Records with drawing code:
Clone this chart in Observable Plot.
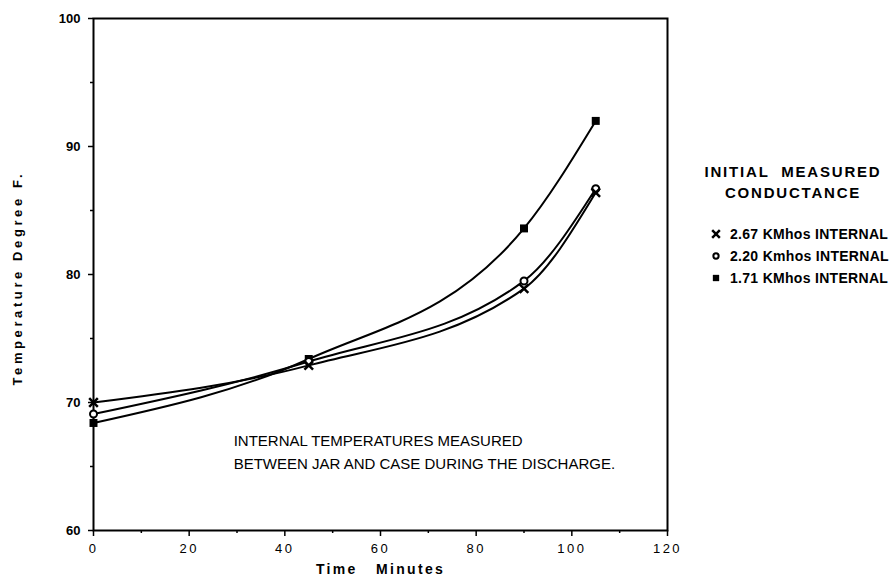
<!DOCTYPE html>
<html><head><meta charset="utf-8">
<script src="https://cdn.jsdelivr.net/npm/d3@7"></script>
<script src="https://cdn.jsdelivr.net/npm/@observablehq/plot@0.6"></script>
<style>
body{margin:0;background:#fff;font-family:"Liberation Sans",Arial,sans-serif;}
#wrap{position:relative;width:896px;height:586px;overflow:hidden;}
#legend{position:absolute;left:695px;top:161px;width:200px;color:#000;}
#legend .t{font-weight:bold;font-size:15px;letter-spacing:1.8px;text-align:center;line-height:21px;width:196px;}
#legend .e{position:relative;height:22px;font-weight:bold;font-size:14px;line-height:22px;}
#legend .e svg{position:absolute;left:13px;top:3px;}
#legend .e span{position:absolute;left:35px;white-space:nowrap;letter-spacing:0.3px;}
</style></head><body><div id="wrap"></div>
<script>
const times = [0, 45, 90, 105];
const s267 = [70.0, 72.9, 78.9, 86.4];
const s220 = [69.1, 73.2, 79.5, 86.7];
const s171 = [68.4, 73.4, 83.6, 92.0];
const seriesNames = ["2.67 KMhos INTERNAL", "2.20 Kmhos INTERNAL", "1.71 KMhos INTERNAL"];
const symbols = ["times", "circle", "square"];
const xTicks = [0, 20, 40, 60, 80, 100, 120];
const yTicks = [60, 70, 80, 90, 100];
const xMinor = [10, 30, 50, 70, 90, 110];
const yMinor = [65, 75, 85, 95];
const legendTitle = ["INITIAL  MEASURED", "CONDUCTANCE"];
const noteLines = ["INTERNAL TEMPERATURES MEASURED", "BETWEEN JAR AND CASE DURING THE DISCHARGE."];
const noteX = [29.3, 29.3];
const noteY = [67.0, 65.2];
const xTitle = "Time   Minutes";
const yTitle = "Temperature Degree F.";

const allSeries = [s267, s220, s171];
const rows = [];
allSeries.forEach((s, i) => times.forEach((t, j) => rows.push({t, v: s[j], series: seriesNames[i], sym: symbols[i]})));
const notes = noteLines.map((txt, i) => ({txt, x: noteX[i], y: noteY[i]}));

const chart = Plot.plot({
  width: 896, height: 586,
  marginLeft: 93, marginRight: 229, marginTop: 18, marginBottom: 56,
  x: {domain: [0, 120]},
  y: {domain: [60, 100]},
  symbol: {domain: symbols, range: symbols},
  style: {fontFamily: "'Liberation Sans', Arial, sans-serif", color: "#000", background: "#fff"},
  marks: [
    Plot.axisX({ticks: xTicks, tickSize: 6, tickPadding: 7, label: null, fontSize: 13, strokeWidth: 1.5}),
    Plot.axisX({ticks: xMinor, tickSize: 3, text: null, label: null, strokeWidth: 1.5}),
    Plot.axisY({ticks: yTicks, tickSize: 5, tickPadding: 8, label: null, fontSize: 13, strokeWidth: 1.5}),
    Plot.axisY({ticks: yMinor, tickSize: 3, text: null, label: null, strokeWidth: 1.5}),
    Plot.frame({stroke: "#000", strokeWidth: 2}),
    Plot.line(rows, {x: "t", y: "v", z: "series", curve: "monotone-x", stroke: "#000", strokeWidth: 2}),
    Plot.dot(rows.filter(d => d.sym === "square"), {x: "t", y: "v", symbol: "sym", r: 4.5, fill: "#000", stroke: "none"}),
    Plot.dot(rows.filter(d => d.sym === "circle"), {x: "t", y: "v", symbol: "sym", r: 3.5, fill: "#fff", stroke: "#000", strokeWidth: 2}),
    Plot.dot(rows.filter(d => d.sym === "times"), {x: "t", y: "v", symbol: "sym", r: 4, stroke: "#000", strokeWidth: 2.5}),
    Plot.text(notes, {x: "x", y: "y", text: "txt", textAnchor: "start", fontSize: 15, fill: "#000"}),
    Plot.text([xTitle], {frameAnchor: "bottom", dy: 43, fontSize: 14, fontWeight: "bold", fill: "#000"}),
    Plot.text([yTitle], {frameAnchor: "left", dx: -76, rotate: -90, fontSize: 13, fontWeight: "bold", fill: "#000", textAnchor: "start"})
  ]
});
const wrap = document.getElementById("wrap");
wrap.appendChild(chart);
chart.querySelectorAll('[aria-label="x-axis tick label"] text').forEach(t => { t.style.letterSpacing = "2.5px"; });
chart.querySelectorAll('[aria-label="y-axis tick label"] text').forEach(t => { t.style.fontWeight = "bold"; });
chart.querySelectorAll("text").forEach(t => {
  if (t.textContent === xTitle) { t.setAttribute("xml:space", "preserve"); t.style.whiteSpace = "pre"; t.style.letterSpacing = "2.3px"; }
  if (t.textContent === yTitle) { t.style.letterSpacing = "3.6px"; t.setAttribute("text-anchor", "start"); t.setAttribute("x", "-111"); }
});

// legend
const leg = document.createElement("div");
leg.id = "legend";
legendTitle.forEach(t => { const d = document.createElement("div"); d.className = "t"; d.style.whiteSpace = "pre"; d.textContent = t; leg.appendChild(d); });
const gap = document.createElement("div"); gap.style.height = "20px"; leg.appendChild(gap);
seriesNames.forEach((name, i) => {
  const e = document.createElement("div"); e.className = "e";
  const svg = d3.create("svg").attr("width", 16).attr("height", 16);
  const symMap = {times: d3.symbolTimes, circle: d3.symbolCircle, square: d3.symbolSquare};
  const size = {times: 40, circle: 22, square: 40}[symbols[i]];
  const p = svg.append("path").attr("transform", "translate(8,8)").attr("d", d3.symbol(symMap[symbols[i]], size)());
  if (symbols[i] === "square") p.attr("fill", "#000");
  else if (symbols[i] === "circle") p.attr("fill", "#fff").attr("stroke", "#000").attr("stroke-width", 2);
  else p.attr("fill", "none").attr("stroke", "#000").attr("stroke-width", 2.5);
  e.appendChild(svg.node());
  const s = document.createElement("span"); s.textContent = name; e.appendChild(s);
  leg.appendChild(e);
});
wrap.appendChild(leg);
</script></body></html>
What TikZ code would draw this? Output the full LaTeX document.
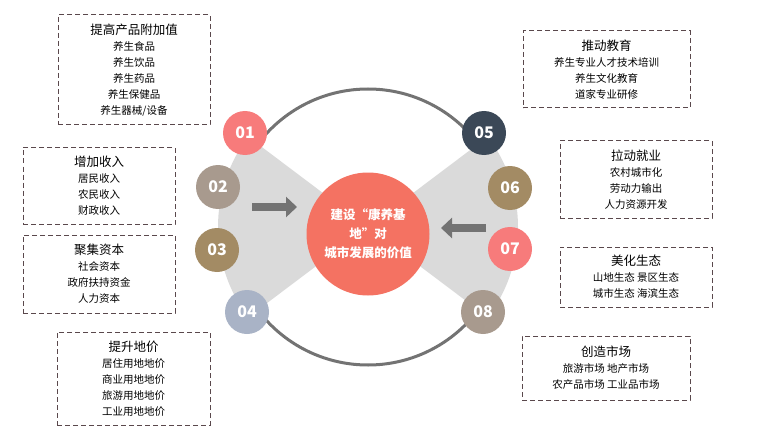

* [TASK TO CARRY OUT]: Return all of the entries exactly as written, but drop any pictures they hold.

* [EXERCISE RESULT]:
Clone this chart in Observable Plot.
<!DOCTYPE html>
<html><head><meta charset="utf-8">
<script src="https://cdn.jsdelivr.net/npm/d3@7"></script>
<script src="https://cdn.jsdelivr.net/npm/@observablehq/plot@0.6"></script>
<style>
body{margin:0;background:#fff;font-family:"Liberation Sans",Arial,sans-serif;}
#wrap{position:relative;width:896px;height:586px;overflow:hidden;}
#legend{position:absolute;left:695px;top:161px;width:200px;color:#000;}
#legend .t{font-weight:bold;font-size:15px;letter-spacing:1.8px;text-align:center;line-height:21px;width:196px;}
#legend .e{position:relative;height:22px;font-weight:bold;font-size:14px;line-height:22px;}
#legend .e svg{position:absolute;left:13px;top:3px;}
#legend .e span{position:absolute;left:35px;white-space:nowrap;letter-spacing:0.3px;}
</style></head><body><div id="wrap"></div>
<script>
const times = [0, 45, 90, 105];
const s267 = [70.0, 72.9, 78.9, 86.4];
const s220 = [69.1, 73.2, 79.5, 86.7];
const s171 = [68.4, 73.4, 83.6, 92.0];
const seriesNames = ["2.67 KMhos INTERNAL", "2.20 Kmhos INTERNAL", "1.71 KMhos INTERNAL"];
const symbols = ["times", "circle", "square"];
const xTicks = [0, 20, 40, 60, 80, 100, 120];
const yTicks = [60, 70, 80, 90, 100];
const xMinor = [10, 30, 50, 70, 90, 110];
const yMinor = [65, 75, 85, 95];
const legendTitle = ["INITIAL  MEASURED", "CONDUCTANCE"];
const noteLines = ["INTERNAL TEMPERATURES MEASURED", "BETWEEN JAR AND CASE DURING THE DISCHARGE."];
const noteX = [29.3, 29.3];
const noteY = [67.0, 65.2];
const xTitle = "Time   Minutes";
const yTitle = "Temperature Degree F.";

const allSeries = [s267, s220, s171];
const rows = [];
allSeries.forEach((s, i) => times.forEach((t, j) => rows.push({t, v: s[j], series: seriesNames[i], sym: symbols[i]})));
const notes = noteLines.map((txt, i) => ({txt, x: noteX[i], y: noteY[i]}));

const chart = Plot.plot({
  width: 896, height: 586,
  marginLeft: 93, marginRight: 229, marginTop: 18, marginBottom: 56,
  x: {domain: [0, 120]},
  y: {domain: [60, 100]},
  symbol: {domain: symbols, range: symbols},
  style: {fontFamily: "'Liberation Sans', Arial, sans-serif", color: "#000", background: "#fff"},
  marks: [
    Plot.axisX({ticks: xTicks, tickSize: 6, tickPadding: 7, label: null, fontSize: 13, strokeWidth: 1.5}),
    Plot.axisX({ticks: xMinor, tickSize: 3, text: null, label: null, strokeWidth: 1.5}),
    Plot.axisY({ticks: yTicks, tickSize: 5, tickPadding: 8, label: null, fontSize: 13, strokeWidth: 1.5}),
    Plot.axisY({ticks: yMinor, tickSize: 3, text: null, label: null, strokeWidth: 1.5}),
    Plot.frame({stroke: "#000", strokeWidth: 2}),
    Plot.line(rows, {x: "t", y: "v", z: "series", curve: "monotone-x", stroke: "#000", strokeWidth: 2}),
    Plot.dot(rows.filter(d => d.sym === "square"), {x: "t", y: "v", symbol: "sym", r: 4.5, fill: "#000", stroke: "none"}),
    Plot.dot(rows.filter(d => d.sym === "circle"), {x: "t", y: "v", symbol: "sym", r: 3.5, fill: "#fff", stroke: "#000", strokeWidth: 2}),
    Plot.dot(rows.filter(d => d.sym === "times"), {x: "t", y: "v", symbol: "sym", r: 4, stroke: "#000", strokeWidth: 2.5}),
    Plot.text(notes, {x: "x", y: "y", text: "txt", textAnchor: "start", fontSize: 15, fill: "#000"}),
    Plot.text([xTitle], {frameAnchor: "bottom", dy: 43, fontSize: 14, fontWeight: "bold", fill: "#000"}),
    Plot.text([yTitle], {frameAnchor: "left", dx: -76, rotate: -90, fontSize: 13, fontWeight: "bold", fill: "#000", textAnchor: "start"})
  ]
});
const wrap = document.getElementById("wrap");
wrap.appendChild(chart);
chart.querySelectorAll('[aria-label="x-axis tick label"] text').forEach(t => { t.style.letterSpacing = "2.5px"; });
chart.querySelectorAll('[aria-label="y-axis tick label"] text').forEach(t => { t.style.fontWeight = "bold"; });
chart.querySelectorAll("text").forEach(t => {
  if (t.textContent === xTitle) { t.setAttribute("xml:space", "preserve"); t.style.whiteSpace = "pre"; t.style.letterSpacing = "2.3px"; }
  if (t.textContent === yTitle) { t.style.letterSpacing = "3.6px"; t.setAttribute("text-anchor", "start"); t.setAttribute("x", "-111"); }
});

// legend
const leg = document.createElement("div");
leg.id = "legend";
legendTitle.forEach(t => { const d = document.createElement("div"); d.className = "t"; d.style.whiteSpace = "pre"; d.textContent = t; leg.appendChild(d); });
const gap = document.createElement("div"); gap.style.height = "20px"; leg.appendChild(gap);
seriesNames.forEach((name, i) => {
  const e = document.createElement("div"); e.className = "e";
  const svg = d3.create("svg").attr("width", 16).attr("height", 16);
  const symMap = {times: d3.symbolTimes, circle: d3.symbolCircle, square: d3.symbolSquare};
  const size = {times: 40, circle: 22, square: 40}[symbols[i]];
  const p = svg.append("path").attr("transform", "translate(8,8)").attr("d", d3.symbol(symMap[symbols[i]], size)());
  if (symbols[i] === "square") p.attr("fill", "#000");
  else if (symbols[i] === "circle") p.attr("fill", "#fff").attr("stroke", "#000").attr("stroke-width", 2);
  else p.attr("fill", "none").attr("stroke", "#000").attr("stroke-width", 2.5);
  e.appendChild(svg.node());
  const s = document.createElement("span"); s.textContent = name; e.appendChild(s);
  leg.appendChild(e);
});
wrap.appendChild(leg);
</script></body></html>
What TikZ code would draw this? Output the full LaTeX document.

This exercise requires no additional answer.